Investment property –how much can I borrow

 Investment property –how much can I borrow?

Investment property –how much can I borrow? The answer to the question, “ Investment property –how much can I borrow“, seems to change month by month and sometimes week by week but currently, in a nutshell, the answer is an awful lot!

The critical changes in the mortgage market over 2015 with the introduction of tougher bank lending rules for property investors now seem to be being reversed. Most of the big banks decided they would not lend for property investment at all if mortgage insurance was necessary, so in most cases, the property investor had to be in a position to borrow only 80% of the value of the new investment property. At the same time, the amount they were prepared to lend as a ratio of income was also decreased quite substantially making it much more difficult for buyers to fund an investment property.

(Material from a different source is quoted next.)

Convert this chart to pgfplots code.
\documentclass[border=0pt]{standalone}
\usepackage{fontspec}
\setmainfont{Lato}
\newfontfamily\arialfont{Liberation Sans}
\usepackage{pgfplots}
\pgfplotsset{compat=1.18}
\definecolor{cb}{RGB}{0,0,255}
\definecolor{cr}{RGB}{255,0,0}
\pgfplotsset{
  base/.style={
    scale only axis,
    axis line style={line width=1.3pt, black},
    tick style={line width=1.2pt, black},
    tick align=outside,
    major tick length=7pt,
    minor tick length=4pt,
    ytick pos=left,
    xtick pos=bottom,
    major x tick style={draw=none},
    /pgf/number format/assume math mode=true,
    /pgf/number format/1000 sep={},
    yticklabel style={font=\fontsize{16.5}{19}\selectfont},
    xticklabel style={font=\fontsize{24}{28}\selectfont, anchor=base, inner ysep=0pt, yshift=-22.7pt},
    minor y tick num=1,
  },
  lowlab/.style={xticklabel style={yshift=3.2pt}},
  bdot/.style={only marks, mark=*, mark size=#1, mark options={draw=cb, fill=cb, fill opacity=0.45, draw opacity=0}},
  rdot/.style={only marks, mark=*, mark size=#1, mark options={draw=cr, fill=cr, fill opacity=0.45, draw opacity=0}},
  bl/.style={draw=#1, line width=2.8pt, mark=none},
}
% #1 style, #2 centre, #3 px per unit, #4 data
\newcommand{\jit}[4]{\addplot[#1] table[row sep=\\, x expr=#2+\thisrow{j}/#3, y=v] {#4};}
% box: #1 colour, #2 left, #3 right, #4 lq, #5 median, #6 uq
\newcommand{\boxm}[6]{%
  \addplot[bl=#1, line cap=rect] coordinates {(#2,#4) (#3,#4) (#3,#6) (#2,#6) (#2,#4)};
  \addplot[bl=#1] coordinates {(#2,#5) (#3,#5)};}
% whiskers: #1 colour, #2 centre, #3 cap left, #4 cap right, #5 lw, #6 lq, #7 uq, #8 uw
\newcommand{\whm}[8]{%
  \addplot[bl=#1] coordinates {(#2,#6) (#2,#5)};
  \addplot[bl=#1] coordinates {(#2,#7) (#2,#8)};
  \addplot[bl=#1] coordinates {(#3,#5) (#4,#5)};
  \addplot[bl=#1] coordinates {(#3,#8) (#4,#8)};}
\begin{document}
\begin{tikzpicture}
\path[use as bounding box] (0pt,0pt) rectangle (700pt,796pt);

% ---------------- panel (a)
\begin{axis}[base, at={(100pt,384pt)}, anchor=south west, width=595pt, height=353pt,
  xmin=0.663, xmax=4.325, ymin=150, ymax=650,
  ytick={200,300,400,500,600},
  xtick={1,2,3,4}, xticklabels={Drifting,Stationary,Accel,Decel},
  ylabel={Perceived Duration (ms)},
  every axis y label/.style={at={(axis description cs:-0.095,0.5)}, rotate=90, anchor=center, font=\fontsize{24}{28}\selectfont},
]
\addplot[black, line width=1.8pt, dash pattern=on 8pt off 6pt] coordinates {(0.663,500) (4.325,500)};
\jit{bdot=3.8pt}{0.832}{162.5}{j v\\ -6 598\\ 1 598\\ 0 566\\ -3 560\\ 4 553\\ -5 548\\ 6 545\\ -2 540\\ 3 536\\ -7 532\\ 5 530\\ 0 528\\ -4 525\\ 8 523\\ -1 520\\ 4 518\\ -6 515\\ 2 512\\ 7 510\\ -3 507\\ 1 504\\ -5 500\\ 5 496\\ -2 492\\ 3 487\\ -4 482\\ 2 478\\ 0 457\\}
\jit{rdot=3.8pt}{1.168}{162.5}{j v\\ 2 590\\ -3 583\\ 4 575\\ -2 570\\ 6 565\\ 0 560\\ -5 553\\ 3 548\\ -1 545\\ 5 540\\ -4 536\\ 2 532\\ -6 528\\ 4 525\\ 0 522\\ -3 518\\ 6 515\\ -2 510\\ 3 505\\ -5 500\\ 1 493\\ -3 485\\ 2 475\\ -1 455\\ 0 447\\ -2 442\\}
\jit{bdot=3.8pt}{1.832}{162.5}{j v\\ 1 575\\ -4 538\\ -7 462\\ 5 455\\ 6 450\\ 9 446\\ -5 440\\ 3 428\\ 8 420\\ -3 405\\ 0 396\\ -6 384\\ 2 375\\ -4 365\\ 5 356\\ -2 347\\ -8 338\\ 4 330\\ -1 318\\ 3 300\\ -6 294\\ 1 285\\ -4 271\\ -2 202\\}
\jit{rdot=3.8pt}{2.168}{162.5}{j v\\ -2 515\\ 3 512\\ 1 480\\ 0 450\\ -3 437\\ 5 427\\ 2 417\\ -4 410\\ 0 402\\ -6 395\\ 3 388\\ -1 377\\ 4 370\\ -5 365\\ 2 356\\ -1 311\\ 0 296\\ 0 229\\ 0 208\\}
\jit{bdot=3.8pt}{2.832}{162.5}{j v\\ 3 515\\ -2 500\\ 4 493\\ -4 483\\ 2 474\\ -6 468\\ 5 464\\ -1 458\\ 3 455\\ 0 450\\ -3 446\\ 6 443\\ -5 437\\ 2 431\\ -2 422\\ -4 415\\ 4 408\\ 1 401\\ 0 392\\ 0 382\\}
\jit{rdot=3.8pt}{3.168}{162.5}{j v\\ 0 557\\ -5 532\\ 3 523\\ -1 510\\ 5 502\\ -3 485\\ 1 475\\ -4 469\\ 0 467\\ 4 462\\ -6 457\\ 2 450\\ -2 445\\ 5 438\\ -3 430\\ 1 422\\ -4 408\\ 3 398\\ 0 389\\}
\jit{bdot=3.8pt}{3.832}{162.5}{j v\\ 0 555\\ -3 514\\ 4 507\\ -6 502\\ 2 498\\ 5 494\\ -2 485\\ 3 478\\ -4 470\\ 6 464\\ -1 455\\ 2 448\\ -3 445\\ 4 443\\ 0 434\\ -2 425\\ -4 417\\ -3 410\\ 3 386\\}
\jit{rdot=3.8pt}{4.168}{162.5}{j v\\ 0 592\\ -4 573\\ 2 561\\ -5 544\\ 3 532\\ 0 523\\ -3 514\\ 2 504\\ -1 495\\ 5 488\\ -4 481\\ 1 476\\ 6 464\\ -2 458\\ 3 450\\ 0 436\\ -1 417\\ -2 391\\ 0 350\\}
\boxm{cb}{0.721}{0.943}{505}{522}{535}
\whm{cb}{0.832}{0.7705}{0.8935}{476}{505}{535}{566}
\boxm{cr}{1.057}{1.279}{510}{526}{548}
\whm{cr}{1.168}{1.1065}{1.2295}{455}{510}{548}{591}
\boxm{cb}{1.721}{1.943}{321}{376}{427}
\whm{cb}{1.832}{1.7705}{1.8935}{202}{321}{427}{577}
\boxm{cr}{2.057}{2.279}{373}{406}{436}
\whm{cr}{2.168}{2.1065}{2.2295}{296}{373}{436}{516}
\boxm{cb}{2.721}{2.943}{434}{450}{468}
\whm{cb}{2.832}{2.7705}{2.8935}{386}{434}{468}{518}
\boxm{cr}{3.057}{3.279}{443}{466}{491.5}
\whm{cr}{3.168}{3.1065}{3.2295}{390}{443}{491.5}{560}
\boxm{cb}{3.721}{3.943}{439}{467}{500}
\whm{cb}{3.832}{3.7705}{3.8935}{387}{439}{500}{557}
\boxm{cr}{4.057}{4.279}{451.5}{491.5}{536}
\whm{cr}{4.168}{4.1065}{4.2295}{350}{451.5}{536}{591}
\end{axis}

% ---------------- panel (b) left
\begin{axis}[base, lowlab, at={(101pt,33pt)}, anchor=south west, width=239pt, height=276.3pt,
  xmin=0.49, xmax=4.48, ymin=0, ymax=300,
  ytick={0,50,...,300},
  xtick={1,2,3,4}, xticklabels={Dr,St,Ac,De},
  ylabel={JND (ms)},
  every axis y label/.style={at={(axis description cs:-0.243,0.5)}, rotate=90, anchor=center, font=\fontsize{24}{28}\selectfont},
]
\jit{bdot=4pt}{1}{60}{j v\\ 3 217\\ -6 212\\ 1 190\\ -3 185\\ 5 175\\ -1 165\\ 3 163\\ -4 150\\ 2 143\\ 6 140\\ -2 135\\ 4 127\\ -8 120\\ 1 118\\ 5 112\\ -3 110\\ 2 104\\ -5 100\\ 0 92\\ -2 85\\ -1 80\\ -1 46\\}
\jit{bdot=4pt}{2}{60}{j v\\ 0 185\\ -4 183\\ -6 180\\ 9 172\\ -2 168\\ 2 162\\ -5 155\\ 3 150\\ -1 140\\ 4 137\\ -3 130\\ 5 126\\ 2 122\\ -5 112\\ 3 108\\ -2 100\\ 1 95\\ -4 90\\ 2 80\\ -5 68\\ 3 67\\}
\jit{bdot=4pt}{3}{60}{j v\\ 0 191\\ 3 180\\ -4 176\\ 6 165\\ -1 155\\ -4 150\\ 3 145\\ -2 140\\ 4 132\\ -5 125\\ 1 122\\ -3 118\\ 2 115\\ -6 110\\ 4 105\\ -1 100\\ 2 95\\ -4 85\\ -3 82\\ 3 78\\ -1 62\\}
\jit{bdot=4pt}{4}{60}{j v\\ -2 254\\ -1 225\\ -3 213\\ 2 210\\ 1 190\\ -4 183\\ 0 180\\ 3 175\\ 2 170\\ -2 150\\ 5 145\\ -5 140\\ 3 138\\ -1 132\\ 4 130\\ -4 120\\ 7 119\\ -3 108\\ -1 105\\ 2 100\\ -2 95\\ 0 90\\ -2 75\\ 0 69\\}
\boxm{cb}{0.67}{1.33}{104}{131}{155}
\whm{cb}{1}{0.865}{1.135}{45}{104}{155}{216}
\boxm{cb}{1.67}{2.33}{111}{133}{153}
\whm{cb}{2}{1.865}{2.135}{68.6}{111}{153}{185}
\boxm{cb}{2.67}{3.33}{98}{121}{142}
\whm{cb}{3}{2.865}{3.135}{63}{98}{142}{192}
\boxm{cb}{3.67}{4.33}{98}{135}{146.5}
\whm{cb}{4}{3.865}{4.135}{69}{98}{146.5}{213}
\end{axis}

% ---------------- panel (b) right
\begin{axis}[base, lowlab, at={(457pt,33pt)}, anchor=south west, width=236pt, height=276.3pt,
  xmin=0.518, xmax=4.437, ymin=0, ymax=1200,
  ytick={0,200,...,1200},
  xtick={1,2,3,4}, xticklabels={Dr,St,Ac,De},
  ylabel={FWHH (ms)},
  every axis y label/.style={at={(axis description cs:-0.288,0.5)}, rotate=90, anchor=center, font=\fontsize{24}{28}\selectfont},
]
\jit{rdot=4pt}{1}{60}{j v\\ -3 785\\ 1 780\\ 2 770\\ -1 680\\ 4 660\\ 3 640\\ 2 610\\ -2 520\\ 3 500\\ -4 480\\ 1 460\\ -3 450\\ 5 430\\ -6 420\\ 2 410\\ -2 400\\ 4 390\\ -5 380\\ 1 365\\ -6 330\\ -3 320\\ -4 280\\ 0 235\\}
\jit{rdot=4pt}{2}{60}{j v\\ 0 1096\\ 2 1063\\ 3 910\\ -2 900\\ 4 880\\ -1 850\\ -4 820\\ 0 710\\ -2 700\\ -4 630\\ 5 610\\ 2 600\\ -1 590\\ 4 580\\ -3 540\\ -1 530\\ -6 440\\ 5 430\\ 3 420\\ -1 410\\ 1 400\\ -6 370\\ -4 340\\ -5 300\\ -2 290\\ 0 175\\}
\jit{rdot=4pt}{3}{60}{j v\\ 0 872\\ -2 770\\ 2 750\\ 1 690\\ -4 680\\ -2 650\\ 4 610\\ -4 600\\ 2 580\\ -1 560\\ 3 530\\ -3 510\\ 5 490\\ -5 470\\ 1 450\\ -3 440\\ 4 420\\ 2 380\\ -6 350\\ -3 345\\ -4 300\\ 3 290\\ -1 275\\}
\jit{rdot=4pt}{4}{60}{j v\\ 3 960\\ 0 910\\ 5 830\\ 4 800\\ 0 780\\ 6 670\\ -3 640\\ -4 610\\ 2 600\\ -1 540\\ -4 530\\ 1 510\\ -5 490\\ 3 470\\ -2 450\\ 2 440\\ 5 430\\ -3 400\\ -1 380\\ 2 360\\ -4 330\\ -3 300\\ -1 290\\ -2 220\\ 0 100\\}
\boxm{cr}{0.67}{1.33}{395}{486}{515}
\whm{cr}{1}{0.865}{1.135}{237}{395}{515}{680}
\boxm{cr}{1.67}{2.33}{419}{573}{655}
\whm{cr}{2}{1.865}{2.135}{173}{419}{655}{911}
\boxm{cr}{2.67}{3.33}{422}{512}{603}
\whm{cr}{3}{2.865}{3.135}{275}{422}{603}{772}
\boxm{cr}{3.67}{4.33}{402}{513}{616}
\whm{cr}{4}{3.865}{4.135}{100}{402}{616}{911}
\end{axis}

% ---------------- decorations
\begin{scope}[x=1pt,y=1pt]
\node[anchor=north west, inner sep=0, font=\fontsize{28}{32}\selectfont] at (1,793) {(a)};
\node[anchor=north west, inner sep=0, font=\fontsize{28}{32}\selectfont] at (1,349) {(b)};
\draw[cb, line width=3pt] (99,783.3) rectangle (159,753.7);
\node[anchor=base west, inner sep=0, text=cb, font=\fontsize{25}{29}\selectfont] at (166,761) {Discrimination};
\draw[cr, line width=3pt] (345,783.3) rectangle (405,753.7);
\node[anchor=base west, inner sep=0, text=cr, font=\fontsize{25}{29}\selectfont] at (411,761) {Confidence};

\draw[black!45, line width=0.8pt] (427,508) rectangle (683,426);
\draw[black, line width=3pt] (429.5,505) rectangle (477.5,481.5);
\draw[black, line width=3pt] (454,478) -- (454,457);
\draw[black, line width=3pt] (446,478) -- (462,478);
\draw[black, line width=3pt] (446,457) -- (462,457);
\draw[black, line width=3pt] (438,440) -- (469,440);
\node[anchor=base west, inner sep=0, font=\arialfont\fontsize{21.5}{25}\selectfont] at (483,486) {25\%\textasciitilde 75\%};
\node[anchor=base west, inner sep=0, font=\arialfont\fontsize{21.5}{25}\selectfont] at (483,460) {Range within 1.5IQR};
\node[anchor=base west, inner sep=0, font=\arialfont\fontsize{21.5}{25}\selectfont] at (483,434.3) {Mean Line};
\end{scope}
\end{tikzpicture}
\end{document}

 Investment property borrowing capacity seems to vary weekly

Investment property –how much can I borrow. Investment property borrowing capacity seems to vary weekly

Now, we are told, some lenders will write loans that were 9.4 times a property investor’s income and we are also seeing banks like Westpac now prepared to lend up to 90% of the value for property investment. In a few cases, some lenders have not dropped their Loan to Value ratio for property investment below their ‘normal’ 95% LVR.

So for a new Investment property –how much can I borrow today? Australian banks have always allowed property investors to borrow a significantly larger multiple of their income than owner-occupiers, despite a crackdown on lending to landlords. This has just been confirmed by some new research by Macquarie. This outcome should not come as a surprise to anyone although the tone of today’s media article suggesting that more tightening in mortgage lending is likely suggests otherwise.

Why would any sane lender offer more to an owner/occupier than a property investor? The lender is obviously going to include some, if not all of the property investment income in assessing a loan as well as, in most cases, some of the tax advantages the property investor will be entitled to through negative gearing. This obviously means that the property investor can afford to borrow substantially more on than an owner/occupier who will have to find the funds to pay the entire due mortgage with their after-tax income!

The research also points out that  banks were offering deeper discounts of up to 1.4 percentage points off their standard variable mortgage rates, a trend that is likely to squeeze bank profit margins; something that will probably not give many of us sleepless nights!